Transient Connections in Windows Azure: Useful Resources

This is a collection of resources I have encountered while researching the problem of intermittent connections in Windows Azure. I will be writing about how these affect not just Entity Framework, but Windows Azure more generally.

"Transient connections" is a polite way of saying "dropped connections". These are of course a fact of life when developing distributed appilications: a wide variety of network errors can occur. However there are additional causes of dropped connections in Windows Azure, and these additional cases are not all bad things.

Here are the main causes of dropped connections:

  • the usual network errors that are inherent in distributed applications
  • SQL Azure throttling exceptions: because SQL Azure is a multi-tenant database service based on shared resources, it will throw exceptions on any applications that use "too many" resources. SQL applications that hog resources are generally a bad thing, and can often be a symptom of a badly written query. Dealing with SQL Azure throttling exceptions is pretty similar to applying best practices to any distributed SQL application.
  • Windows Azure has extensive capabilities for reliability, load balancing, and scaling: these are in fact some of the major benefits of using Windows Azure, and were high priority design goals for the service. One implication of this architecture is that there are replicated instances of your application, and that sooner or later, one of these instances will get taken down (either by hardware failure, or database sharding, or resource re-balancing). Ideally these actions would be invisible to your application, but at this point in time your application must anticipate connections dropping, and be able to handle reconnecting.
  • SQL Azure "sharding" aka the Federations feature: contemplate what happens when your app is executing a query while a partition is being "re-sharded"; or if you are running a multi-partition query while re-sharding happens, and some of the partitions are in the old state, and some in the new state. I will be researching this scenario more in the near future: I am just calling it to your attention to think about, as a source of interesting query behavior.

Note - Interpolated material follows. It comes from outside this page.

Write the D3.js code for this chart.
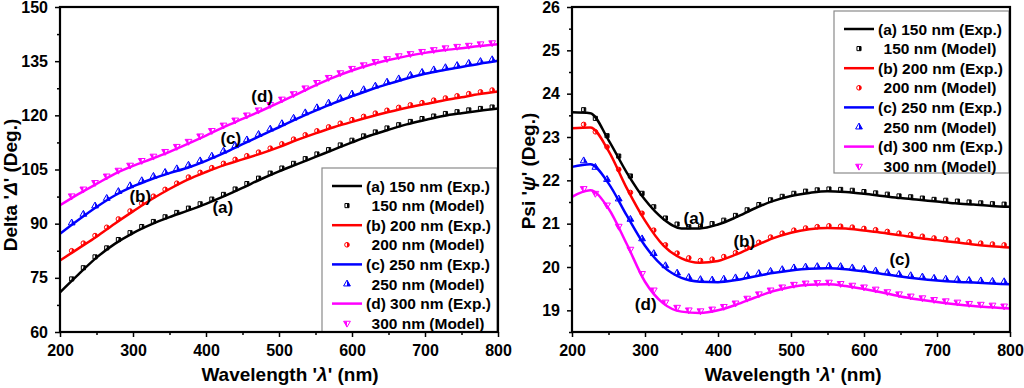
<!DOCTYPE html>
<html><head><meta charset="utf-8">
<script src="https://cdn.jsdelivr.net/npm/d3@7/dist/d3.min.js"></script>
<style>
html,body{margin:0;padding:0;background:#fff;}
text{font-family:"Liberation Sans",Arial,sans-serif;font-weight:bold;fill:#000;}
</style></head>
<body><svg id="chart" width="1024" height="388"></svg>
<script>
// ---------- DATA ----------
const wlExp = [200,225,250,275,300,325,350,375,400,425,450,475,500,525,550,575,600,625,650,675,700,725,750,775,800];
const wlModel = [216,232,248,264,280,296,312,328,344,360,376,392,408,424,440,456,472,488,504,520,536,552,568,584,600,616,632,648,664,680,696,712,728,744,760,776,792];

// Delta (deg) – experimental
const deltaExpA = [71.0,75.9,80.6,84.4,87.4,89.8,91.8,93.6,95.5,97.6,99.9,102.3,104.5,106.5,108.5,110.5,112.5,114.4,116.0,117.5,118.7,119.8,120.6,121.3,121.9];
const deltaExpB = [79.8,83.1,86.4,90.0,93.4,96.7,99.6,102.2,104.3,106.2,107.8,109.4,111.2,113.2,115.0,116.7,118.2,119.6,120.9,122.1,123.1,124.1,125.0,125.9,126.6];
const deltaExpC = [87.2,91.0,94.6,97.8,100.3,102.3,104.0,105.5,107.4,109.6,112.0,114.4,116.7,119.1,121.3,123.4,125.3,127.1,128.7,130.2,131.5,132.5,133.4,134.3,135.1];
const deltaExpD = [95.1,98.2,101.0,103.8,106.0,107.9,109.9,112.1,114.4,116.8,119.0,121.2,123.5,125.9,128.3,130.5,132.4,134.0,135.3,136.4,137.3,138.0,138.6,139.2,139.7];
// Delta (deg) – model
const deltaModA = [74.7,77.8,80.8,83.3,85.6,87.5,89.2,90.6,91.9,93.1,94.3,95.5,96.8,98.1,99.6,101.1,102.6,104.0,105.4,106.7,108.0,109.3,110.5,111.8,113.1,114.3,115.4,116.5,117.4,118.3,119.1,119.8,120.5,121.0,121.5,121.9,122.3];
const deltaModB = [82.5,84.6,86.7,89.0,91.3,93.5,95.6,97.6,99.5,101.2,102.9,104.2,105.5,106.7,107.8,108.8,109.8,110.9,112.1,113.4,114.6,115.7,116.8,117.8,118.8,119.7,120.6,121.4,122.2,122.9,123.5,124.2,124.8,125.4,126.0,126.5,127.0];
const deltaModC = [90.2,92.6,94.9,97.0,98.9,100.5,101.9,103.1,104.2,105.2,106.2,107.4,108.7,110.1,111.6,113.2,114.7,116.2,117.7,119.2,120.7,122.1,123.4,124.7,125.9,127.1,128.1,129.2,130.1,131.1,131.9,132.6,133.2,133.8,134.4,134.9,135.4];
const deltaModD = [97.7,99.6,101.4,103.2,104.8,106.2,107.5,108.7,110.0,111.4,112.8,114.3,115.8,117.3,118.7,120.1,121.5,123.0,124.5,126.0,127.6,129.1,130.5,131.8,133.0,134.0,134.9,135.7,136.5,137.1,137.7,138.2,138.7,139.1,139.4,139.8,140.1];

// Psi (deg) – experimental
const psiExpA = [23.57,23.55,22.93,22.18,21.55,21.11,20.89,20.89,20.98,21.15,21.35,21.52,21.64,21.71,21.75,21.73,21.69,21.64,21.59,21.55,21.51,21.47,21.44,21.41,21.39];
const psiExpB = [23.20,23.22,22.68,21.82,21.07,20.50,20.20,20.10,20.14,20.29,20.48,20.66,20.79,20.87,20.90,20.89,20.84,20.79,20.73,20.67,20.62,20.57,20.52,20.48,20.45];
const psiExpC = [22.31,22.37,21.93,21.19,20.49,20.01,19.75,19.66,19.65,19.70,19.78,19.86,19.92,19.96,19.97,19.95,19.90,19.84,19.78,19.73,19.69,19.66,19.64,19.62,19.60];
const psiExpD = [21.62,21.77,21.35,20.53,19.66,19.16,18.97,18.94,19.00,19.13,19.29,19.44,19.54,19.59,19.60,19.56,19.49,19.41,19.32,19.25,19.19,19.14,19.10,19.07,19.04];
// Psi (deg) – model
const psiModA = [23.63,23.43,23.03,22.56,22.10,21.70,21.39,21.13,20.99,20.93,20.94,21.00,21.08,21.19,21.32,21.44,21.55,21.63,21.70,21.75,21.78,21.80,21.79,21.77,21.74,21.71,21.68,21.64,21.62,21.59,21.56,21.54,21.52,21.50,21.48,21.46,21.45];
const psiModB = [23.29,23.12,22.77,22.25,21.72,21.24,20.85,20.51,20.32,20.21,20.15,20.18,20.24,20.33,20.45,20.57,20.69,20.78,20.85,20.90,20.93,20.95,20.94,20.92,20.89,20.86,20.82,20.78,20.75,20.71,20.67,20.65,20.62,20.58,20.55,20.53,20.51];
const psiModC = [22.45,22.30,22.02,21.57,21.10,20.65,20.31,20.03,19.86,19.76,19.71,19.70,19.72,19.75,19.80,19.85,19.90,19.94,19.98,20.00,20.01,20.02,20.01,19.98,19.95,19.91,19.87,19.83,19.80,19.77,19.74,19.72,19.71,19.69,19.68,19.67,19.66];
const psiModD = [21.81,21.70,21.43,20.94,20.41,19.85,19.47,19.19,19.07,19.01,18.99,19.03,19.09,19.17,19.28,19.38,19.47,19.54,19.60,19.63,19.64,19.65,19.62,19.58,19.54,19.49,19.43,19.38,19.33,19.29,19.25,19.22,19.19,19.16,19.14,19.12,19.10];

const colors = ["#000000","#ff0000","#0000ff","#ff00ff"];
const markerTypes = ["square","circle","triangleUp","triangleDown"];
const legendLabels = ["(a) 150 nm (Exp.)","150 nm (Model)","(b) 200 nm (Exp.)","200 nm (Model)","(c) 250 nm (Exp.)","250 nm (Model)","(d) 300 nm (Exp.)","300 nm (Model)"];
const curveTags = ["(a)","(b)","(c)","(d)"];
const deltaTagPos = [[423,94.6],[310,97.4],[434,113.7],[477,125.1]];
const psiTagPos = [[367,21.12],[436,20.58],[649,20.17],[301,19.13]];
const xTicks = [200,300,400,500,600,700,800];
const xMinor = [250,350,450,550,650,750];
const deltaTicks = [60,75,90,105,120,135,150];
const deltaMinor = [67.5,82.5,97.5,112.5,127.5,142.5];
const psiTicks = [19,20,21,22,23,24,25,26];
const psiMinor = [18.5,19.5,20.5,21.5,22.5,23.5,24.5,25.5];

// ---------- DRAW ----------
const svg = d3.select("#chart");
svg.append("rect").attr("width",1024).attr("height",388).attr("fill","#fff");
const defs = svg.append("defs");
defs.append("clipPath").attr("id","rhalf").attr("clipPathUnits","objectBoundingBox")
  .append("rect").attr("x",0.5).attr("y",0).attr("width",0.5).attr("height",1);

function symbolPath(type){
  if(type==="square") return d3.symbol(d3.symbolSquare,17)();
  if(type==="circle") return d3.symbol(d3.symbolCircle,17)();
  return d3.symbol(d3.symbolTriangle,20)();
}
function drawMarker(g,type,color,cx,cy){
  const rot = type==="triangleDown" ? " rotate(180)" : "";
  const m = g.append("g").attr("transform",`translate(${cx},${cy})${rot}`);
  m.append("path").attr("d",symbolPath(type)).attr("fill","#fff").attr("stroke",color).attr("stroke-width",1);
  m.append("path").attr("d",symbolPath(type)).attr("fill",color).attr("clip-path","url(#rhalf)");
}

function panel(opt){
  const x = d3.scaleLinear().domain([200,800]).range([opt.x0,opt.x1]);
  const y = d3.scaleLinear().domain(opt.ydom).range([opt.y1,opt.y0]);
  const g = svg.append("g");

  const fmt = d3.format("d");
  g.append("g").attr("transform",`translate(0,${opt.y1})`)
    .call(d3.axisBottom(x).tickValues(xMinor).tickSize(3).tickFormat(""))
    .call(s=>{s.select(".domain").remove(); s.selectAll("line").attr("stroke-width",1.5);});
  g.append("g").attr("transform",`translate(0,${opt.y1})`)
    .call(d3.axisBottom(x).tickValues(xTicks).tickSize(5).tickPadding(8).tickFormat(fmt))
    .call(s=>{s.select(".domain").remove(); s.selectAll("line").attr("stroke-width",1.5);
      s.selectAll("text").attr("font-size",16).attr("font-family","Liberation Sans, Arial").attr("font-weight","bold").attr("fill","#000");});
  g.append("g").attr("transform",`translate(${opt.x0},0)`)
    .call(d3.axisLeft(y).tickValues(opt.minor).tickSize(3).tickFormat(""))
    .call(s=>{s.select(".domain").remove(); s.selectAll("line").attr("stroke-width",1.5);});
  g.append("g").attr("transform",`translate(${opt.x0},0)`)
    .call(d3.axisLeft(y).tickValues(opt.ticks).tickSize(5).tickPadding(7).tickFormat(fmt))
    .call(s=>{s.select(".domain").remove(); s.selectAll("line").attr("stroke-width",1.5);
      s.selectAll("text").attr("font-size",16).attr("font-family","Liberation Sans, Arial").attr("font-weight","bold").attr("fill","#000");});

  const lg = g.append("g");
  lg.append("rect").attr("x",opt.leg[0]).attr("y",opt.leg[1]).attr("width",opt.leg[2]).attr("height",opt.leg[3])
    .attr("fill","#fff").attr("stroke","#8a8a8a").attr("stroke-width",1.2);

  const line = d3.line().x(d=>x(d[0])).y(d=>y(d[1])).curve(d3.curveMonotoneX);
  const mg = g.append("g");
  opt.model.forEach((arr,i)=>{
    arr.forEach((v,j)=>drawMarker(mg,markerTypes[i],colors[i],x(wlModel[j]),y(v)));
  });
  opt.exp.forEach((arr,i)=>{
    g.append("path").datum(wlExp.map((w,j)=>[w,arr[j]])).attr("d",line)
      .attr("fill","none").attr("stroke",colors[i]).attr("stroke-width",2.5);
  });

  g.append("rect").attr("x",opt.x0).attr("y",opt.y0).attr("width",opt.x1-opt.x0).attr("height",opt.y1-opt.y0)
    .attr("fill","none").attr("stroke","#000").attr("stroke-width",2.2);

  opt.tags.forEach((p,i)=>{
    g.append("text").attr("x",x(p[0])).attr("y",y(p[1])).attr("text-anchor","middle")
      .attr("dominant-baseline","central").attr("font-size",17).text(curveTags[i]);
  });

  const lx = opt.leg[0], ly0 = opt.leg[1]+18, step = 19.6;
  legendLabels.forEach((lab,k)=>{
    const yy = ly0 + k*step, si = Math.floor(k/2);
    if(k%2===0){
      lg.append("line").attr("x1",lx+10).attr("x2",lx+40).attr("y1",yy).attr("y2",yy)
        .attr("stroke",colors[si]).attr("stroke-width",2.5);
      lg.append("text").attr("x",lx+44).attr("y",yy).attr("dominant-baseline","central")
        .attr("font-size",15.5).text(lab);
    } else {
      drawMarker(lg,markerTypes[si],colors[si],lx+25,yy);
      lg.append("text").attr("x",lx+106).attr("y",yy).attr("text-anchor","middle").attr("dominant-baseline","central")
        .attr("font-size",15.5).text(lab);
    }
  });

  const xt = g.append("text").attr("x",opt.xTitleX).attr("y",381).attr("text-anchor","middle").attr("font-size",19);
  xt.append("tspan").text("Wavelength '");
  xt.append("tspan").attr("font-style","italic").text("λ");
  xt.append("tspan").text("' (nm)");
  const yt = g.append("text").attr("transform",`translate(${opt.yTitle[0]},${opt.yTitle[1]}) rotate(-90)`)
    .attr("text-anchor","middle").attr("font-size",19);
  yt.append("tspan").text(opt.yName+" '");
  yt.append("tspan").attr("font-style","italic").text(opt.yGreek);
  yt.append("tspan").text("' (Deg.)");
}

panel({x0:60,x1:498,y0:7,y1:332,ydom:[60,150],ticks:deltaTicks,minor:deltaMinor,
  exp:[deltaExpA,deltaExpB,deltaExpC,deltaExpD],model:[deltaModA,deltaModB,deltaModC,deltaModD],
  tags:deltaTagPos,leg:[322,168,175,164],xTitleX:290,yTitle:[17,185],yName:"Delta",yGreek:"Δ"});
panel({x0:572,x1:1010,y0:7,y1:332,ydom:[18.5,26],ticks:psiTicks,minor:psiMinor,
  exp:[psiExpA,psiExpB,psiExpC,psiExpD],model:[psiModA,psiModB,psiModC,psiModD],
  tags:psiTagPos,leg:[834,11,175,162],xTitleX:793,yTitle:[535,171],yName:"Psi",yGreek:"ψ"});
</script></body></html>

Here are some resources that I have found useful.

SQL Azure Connection Management: provides a great overview, as well as detailed listings and explanations of the individual exceptions you may encounter.

SQL Azure and Entity Framework Connection Fault Handling: very detailed explanation with code samples of how to handle the exceptions encountered when using the ObjectContext class in Entity Framework. Uses a retry framework described in the next resource.

Best Practices for Handling Transient Conditions in SQL Azure Client Applications: describes a framework that can be used to implement retry logic in SQL Azure; the preceding resource uses this framework.

Transient Fault Handling Framework: the code used by the retry framework in the preceding resource

Minimizing Connection Pool errors in SQL Azure: illustrates how to handle dropped connections

I've particularly found the postings from members of the Windows Azure Customer Advisory Team ("CAT") valuable, since they are based on creating solutions to actual customer problems. Other source of information include Bing, the Windows Azure Platform forums, etc.